Porto Seguro Auto Insurance:In this project I took the data from the kaggle project Porto Seguro. The aim of the project is to determine wheter the insurance client will file the claim next year or not. This is binary classification problem and the chosen metric of evaluation is normalized gini index (2*auc-1). The dataset has more 59 features such as binary features _bin, categorical features _cat and other features such as ind, reg, car, and calc. An example may have many missing features, I intelligently dealt with missing values and created dummy varialbles as need be and discarded unuseful features. After trying various different machine learning algorithms, I found lightgbm stood best with NormalizedGini 0.2 and AUC 0.6.
Porto Seguro Auto Insurance (Binary Classification)
Telecom Customer Churn:In this project I took the data from the kaggle project Telco Customer Churn. The aim of the project is to determine wheter the telecom client will churn next month or not based on their history upto now. This is a binary classification problem and I have created new custom metric for the project evaluation. In real life the cost of misclassifying leaving customer and not-leaving customer is different. For this project I defined a metric called "PROFIT" as following: profit = $400 for TP(truepositive) profit = 0 for TN(truenegative) profit = −$100 for FP (false positive) profit = -$200 for FN (false negative) The dataset has 19 features such gender, age, partners, etc. and target feature is "Churn". The dataset is relatively clean there are not much missing values. However, I did elaborate feature creation and feature selection so as to get the higher performance. In this project I did and extensive use of semi-automatic machine learning module "pycaret" and looked at various models. Among the pycaret models, the LDA gave me the best performance with profit of $80,200. Then I tested boosting module "xgboost" with extensive hyperparameter tuning using hyperband and bayesian-optimization which gave me the profit of $87,200. Also the plain simple logistic regression with cv was second in the line with profit of $82,500 (after hyperband HPO). Highlights:
- XGBoost slightly beat the LogisticRegressionCV with hyperband parameter tuning.
- Pycaret gives very high performance with little effort and less run time.
- Despite expectations, SMOTE oversampling gave much worse results than without upsampling.
- Used xgboost parameter "scale_pos_weight" to handle class imbalance.
- Used custom scoring function "get_profit" instead of popular metric "auc" or "auprc".

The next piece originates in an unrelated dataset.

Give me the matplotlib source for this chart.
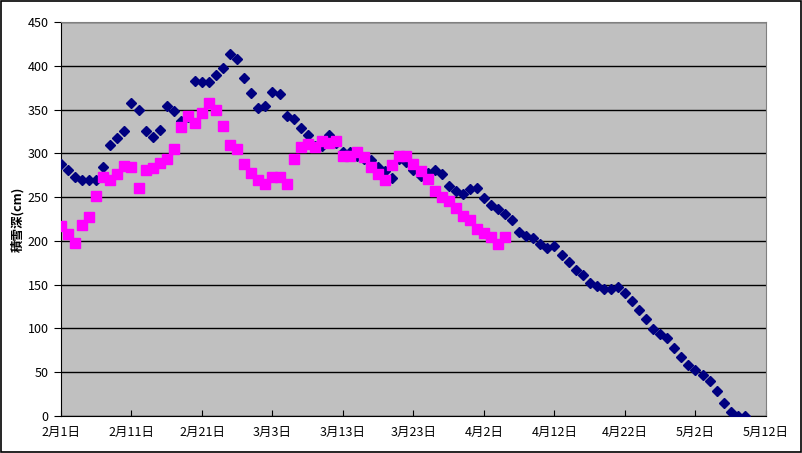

- XGBoost has large number of hyperparameters to tune, among the hyperparameter tuning libraries, hyperband was the best. bayes_opt and scikit-learn (GridSearchCV, RandomSearchCV) were inferior and/or more time-consuming in comparison to hyperband.
- Feature selection plays great role in metric performance, simply using one hot encoding gives much worse result even after extensive hyperparameter search.

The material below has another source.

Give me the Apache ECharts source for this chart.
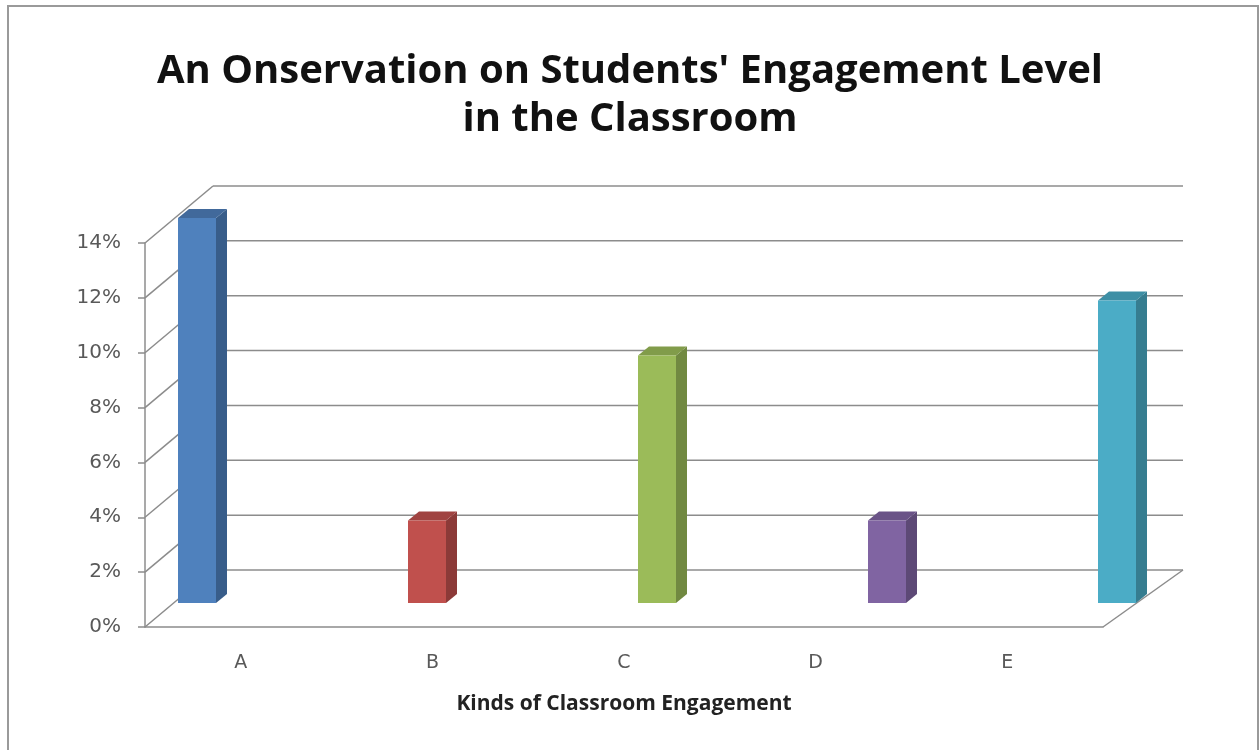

Telco Customer Churn (Binary Classification)
Prudential Life Insurance:In this project I took the data from kaggle project Prudential Life Insurance. This is multi-class classification problem with the task of classifying given insurancy policy belongs to one of 8 responses 1 to 8. The metric of evaluation is Quadratic Weighted Kappa. The dataset has 127 features and 60k records. The features are like `Product_Info, Employment_Info, InsuredInfo` and so on. After assessing the performance of various models, I found Xgboost with Poisson objective gives the best results. (TestKappa = 0.6556).

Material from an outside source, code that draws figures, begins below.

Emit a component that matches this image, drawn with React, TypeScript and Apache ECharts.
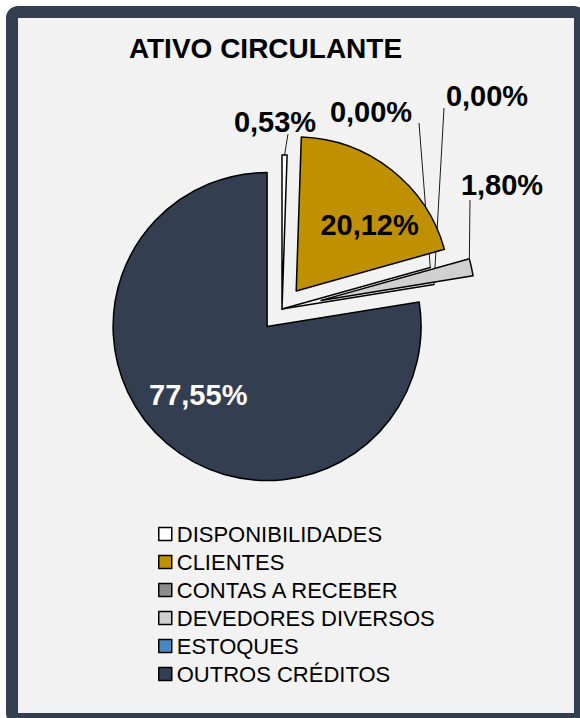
import React, { useEffect, useRef } from "react";
import * as echarts from "echarts";

// ---- data ----
const TITLE = "ATIVO CIRCULANTE";
const CATEGORIES = [
  "DISPONIBILIDADES",
  "CLIENTES",
  "CONTAS A RECEBER",
  "DEVEDORES DIVERSOS",
  "ESTOQUES",
  "OUTROS CRÉDITOS",
];
const SHARES = [0.53, 20.12, 0.0, 1.8, 0.0, 77.55];

// ---- style / layout ----
const COLORS = ["#ffffff", "#bf9000", "#8c8c8c", "#d0d0d0", "#4a86c0", "#333f50"];
const EXPLODE = [0, 23, 0, 40, 0, 23];
const LABEL_INSIDE = [false, true, false, false, false, true];
const LABEL_COLOR = ["#000", "#000", "#000", "#000", "#000", "#fff"];
const LABEL_POS: ([number, number] | null)[] = [[275, 122], null, [371, 112], [502, 185], [487, 96], null];
const LEADER_START: ([number, number] | null)[] = [[288, 134], null, [419, 123], [470, 200], [444, 108], null];
const LEADER_ANCHOR = [0.5, 0.5, 0.5, 0, 0.5, 0.5];
const INSIDE_SHIFT: ([number, number] | null)[] = [null, [24, -3], null, null, null, [-17, 8]];
const DRAW_ORDER = [5, 1, 3, 0, 2, 4];
const CENTER: [number, number] = [282, 309];
const RADIUS = 154;
const FONT = "'Liberation Sans', Arial, sans-serif";

const fmt = (v: number) => v.toFixed(2).replace(".", ",") + "%";

export default function App() {
  const ref = useRef<HTMLDivElement>(null);
  useEffect(() => {
    if (!ref.current) return;
    const chart = echarts.init(ref.current, undefined, { renderer: "svg" });

    const total = SHARES.reduce((a, b) => a + b, 0);
    const startAng: number[] = [];
    const endAng: number[] = [];
    let acc = 0;
    SHARES.forEach((v) => {
      startAng.push((acc / total) * 360);
      acc += v;
      endAng.push((acc / total) * 360);
    });
    const rad = (d: number) => (d * Math.PI) / 180;

    const series = DRAW_ORDER.map((i) => {
      const mid = rad((startAng[i] + endAng[i]) / 2);
      const cx = CENTER[0] + EXPLODE[i] * Math.sin(mid);
      const cy = CENTER[1] - EXPLODE[i] * Math.cos(mid);
      return {
        type: "pie",
        name: "s" + i,
        center: [cx, cy],
        radius: RADIUS,
        startAngle: 90,
        clockwise: true,
        avoidLabelOverlap: false,
        silent: true,
        emphasis: { disabled: true },
        labelLayout: (params: any) => {
          if (params.dataIndex !== i) return {};
          if (LABEL_INSIDE[i]) {
            const s = INSIDE_SHIFT[i] || [0, 0];
            return { dx: s[0], dy: s[1] };
          }
          const p = LABEL_POS[i]!;
          const st = LEADER_START[i]!;
          const a = rad(startAng[i] + LEADER_ANCHOR[i] * (endAng[i] - startAng[i]));
          const ex = cx + RADIUS * Math.sin(a);
          const ey = cy - RADIUS * Math.cos(a);
          return {
            x: p[0],
            y: p[1],
            align: "center",
            verticalAlign: "middle",
            labelLinePoints: [
              [st[0], st[1]],
              [(st[0] + ex) / 2, (st[1] + ey) / 2],
              [ex, ey],
            ],
          };
        },
        data: CATEGORIES.map((name, j) => ({
          name,
          value: SHARES[j],
          itemStyle:
            j === i
              ? { color: COLORS[j], borderColor: "#000", borderWidth: 1.5 }
              : { color: "rgba(0,0,0,0)", borderColor: "rgba(0,0,0,0)", borderWidth: 0 },
          label:
            j === i
              ? {
                  show: true,
                  position: LABEL_INSIDE[j] ? "inside" : "outside",
                  formatter: () => fmt(SHARES[j]),
                  color: LABEL_COLOR[j],
                  fontSize: 29,
                  fontWeight: "bold",
                  fontFamily: FONT,
                }
              : { show: false },
          labelLine:
            j === i && !LABEL_INSIDE[j]
              ? { show: true, lineStyle: { color: "#1a1a1a", width: 1 } }
              : { show: false },
        })),
      };
    });

    chart.setOption({
      animation: false,
      graphic: [
        {
          type: "rect",
          z: -10,
          silent: true,
          shape: { x: 12, y: 12, width: 568, height: 707, r: 6 },
          style: { fill: "#f2f2f2", stroke: "#333f50", lineWidth: 12 },
        },
        {
          type: "text",
          silent: true,
          x: 265.5,
          y: 48,
          style: {
            text: TITLE,
            fill: "#000",
            font: `bold 28px ${FONT}`,
            textAlign: "center",
            textVerticalAlign: "middle",
          },
        },
      ],
      legend: {
        orient: "vertical",
        left: 158,
        top: 523,
        padding: 0,
        icon: "rect",
        itemWidth: 13,
        itemHeight: 13,
        itemGap: 6,
        selectedMode: false,
        textStyle: { fontSize: 22, lineHeight: 22, color: "#000", fontFamily: FONT },
        data: CATEGORIES.map((name, j) => ({
          name,
          itemStyle: { color: COLORS[j], borderColor: "#000", borderWidth: 1.5 },
        })),
      },
      series,
    });
    return () => chart.dispose();
  }, []);
  return (
    <div
      ref={ref}
      style={{ position: "absolute", left: 0, top: 0, width: 580, height: 718 }}
    />
  );
}
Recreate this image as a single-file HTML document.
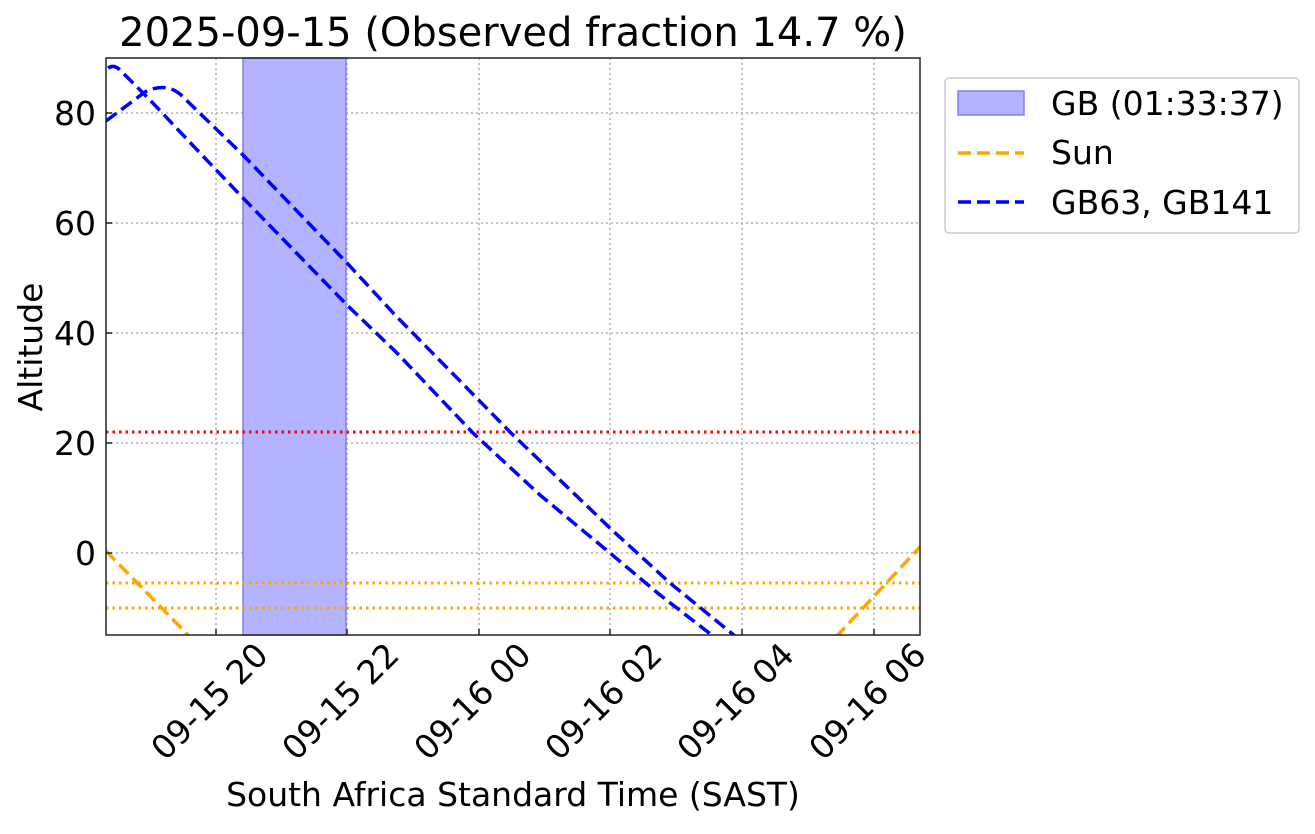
<!DOCTYPE html><html><head><style>body{margin:0;background:#fff}</style></head><body>
<svg width="1315" height="829" xmlns="http://www.w3.org/2000/svg" font-family="DejaVu Sans, Liberation Sans, sans-serif">
<defs><clipPath id="c"><rect x="106" y="58" width="814" height="577"/></clipPath></defs>
<g stroke="#b0b0b0" stroke-width="1.5" stroke-dasharray="2,3">
<line x1="216" y1="58" x2="216" y2="635"/><line x1="347" y1="58" x2="347" y2="635"/><line x1="479" y1="58" x2="479" y2="635"/><line x1="610" y1="58" x2="610" y2="635"/><line x1="742" y1="58" x2="742" y2="635"/><line x1="874" y1="58" x2="874" y2="635"/>
<line x1="106" y1="113" x2="920" y2="113"/><line x1="106" y1="223" x2="920" y2="223"/><line x1="106" y1="333" x2="920" y2="333"/><line x1="106" y1="443" x2="920" y2="443"/><line x1="106" y1="553" x2="920" y2="553"/>
</g>
<rect x="243" y="58" width="103" height="577" fill="#b3b3ff" stroke="#8080ee" stroke-width="1.5"/>
<g clip-path="url(#c)" fill="none" stroke-width="3.5">
<line x1="106" y1="432" x2="920" y2="432" stroke="red" stroke-width="3" stroke-dasharray="2.5,4"/>
<line x1="106" y1="583" x2="920" y2="583" stroke="orange" stroke-width="3" stroke-dasharray="2.5,4"/>
<line x1="106" y1="608" x2="920" y2="608" stroke="orange" stroke-width="3" stroke-dasharray="2.5,4"/>
<path d="M106,551 L190,637 M836,637 L920,547" stroke="orange" stroke-dasharray="13,6"/>
<path d="M108,68 Q114,64 120,70 L150,100 L200,153 L243,198 L347,305 L397,353 L473,433 L540,495 L610,553 L660,595 L713,636" stroke="blue" stroke-dasharray="13,6"/>
<path d="M106,121 L145,92 Q165,82 180,94 L243,155 L347,263 L397,317 L462,383 L510,432 L612,530 L670,583 L735,636" stroke="blue" stroke-dasharray="13,6"/>
</g>
<rect x="106" y="58" width="814" height="577" fill="none" stroke="#222" stroke-width="1.5"/>
<g stroke="#222" stroke-width="1.5">
<line x1="216" y1="635" x2="216" y2="629"/><line x1="347" y1="635" x2="347" y2="629"/><line x1="479" y1="635" x2="479" y2="629"/><line x1="610" y1="635" x2="610" y2="629"/><line x1="742" y1="635" x2="742" y2="629"/><line x1="874" y1="635" x2="874" y2="629"/>
<line x1="106" y1="113" x2="112" y2="113"/><line x1="106" y1="223" x2="112" y2="223"/><line x1="106" y1="333" x2="112" y2="333"/><line x1="106" y1="443" x2="112" y2="443"/><line x1="106" y1="553" x2="112" y2="553"/>
</g>
<g font-size="33" fill="#000" text-anchor="end">
<text x="96" y="125">80</text><text x="96" y="235">60</text><text x="96" y="345">40</text><text x="96" y="455">20</text><text x="96" y="565">0</text>
</g>
<g font-size="33" fill="#000" text-anchor="end">
<text transform="translate(270,657) rotate(-45)">09-15 20</text>
<text transform="translate(401,657) rotate(-45)">09-15 22</text>
<text transform="translate(533,657) rotate(-45)">09-16 00</text>
<text transform="translate(664,657) rotate(-45)">09-16 02</text>
<text transform="translate(796,657) rotate(-45)">09-16 04</text>
<text transform="translate(928,657) rotate(-45)">09-16 06</text>
</g>
<text x="513" y="806" font-size="33" text-anchor="middle">South Africa Standard Time (SAST)</text>
<text transform="translate(42,347) rotate(-90)" font-size="33" text-anchor="middle">Altitude</text>
<text x="513" y="46" font-size="40" text-anchor="middle">2025-09-15 (Observed fraction 14.7 %)</text>
<rect x="945" y="78" width="354" height="155" rx="4" fill="#fff" stroke="#ccc" stroke-width="1.5"/>
<rect x="958" y="91" width="66" height="24" fill="#b3b3ff" stroke="#8080ee" stroke-width="1.5"/>
<line x1="958" y1="153" x2="1024" y2="153" stroke="orange" stroke-width="3.5" stroke-dasharray="13,6"/>
<line x1="958" y1="202" x2="1024" y2="202" stroke="blue" stroke-width="3.5" stroke-dasharray="13,6"/>
<g font-size="33"><text x="1051" y="115">GB (01:33:37)</text><text x="1051" y="164">Sun</text><text x="1051" y="214">GB63, GB141</text></g>
</svg></body></html>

Prudential Insurance (Multiclass Classification)
Section C: Timeseries Analysis
Timeseries Analysis for Web Traffic Data:In this project I took the data from kaggle project Web Traffic Time Series Forecasting. The dataset contains 145k samples and has first column as wikipedia page name and other 550 columns are the date the page was visited. In this project I used the data of year 2016 for the American Musician "Prince". The evaluation metric is sMAPE (symmetric Mean Absolute Error) and after trying various experiments, I found xgboost with features extracted from tsfresh gave me the best results. (sMAPE = 0.6356).
Timeseries Analysis for Web Traffic Data
Section D: Natural Language Processing (NLP)
Consumer Complaints:In this project I took the data from government catalog data Consumer Complaint Database . The aim of the project is to classsify the complaint to one of the 11 different categories such as `Debt Collection, Mortgage, Student loan, etc`. The dataset has millions of rows and for this project I used 200,000 samples. I did various text processing steps such as lowercase, remove punctuations, remove digits, remove stopwords, lemmatization and so on. This is text data modelling project, ML algorithms can not work with text data directly. We need to vectorize the data. Here, I used TfidfVectorizer with ngram of (1,2) and removed english stopwords. I tried various machine learning models such as Linear Regression, Linear SVC, Random Forest and so on, however, in the end the tuned Linear SVC gave me the best accuracy of 0.7222.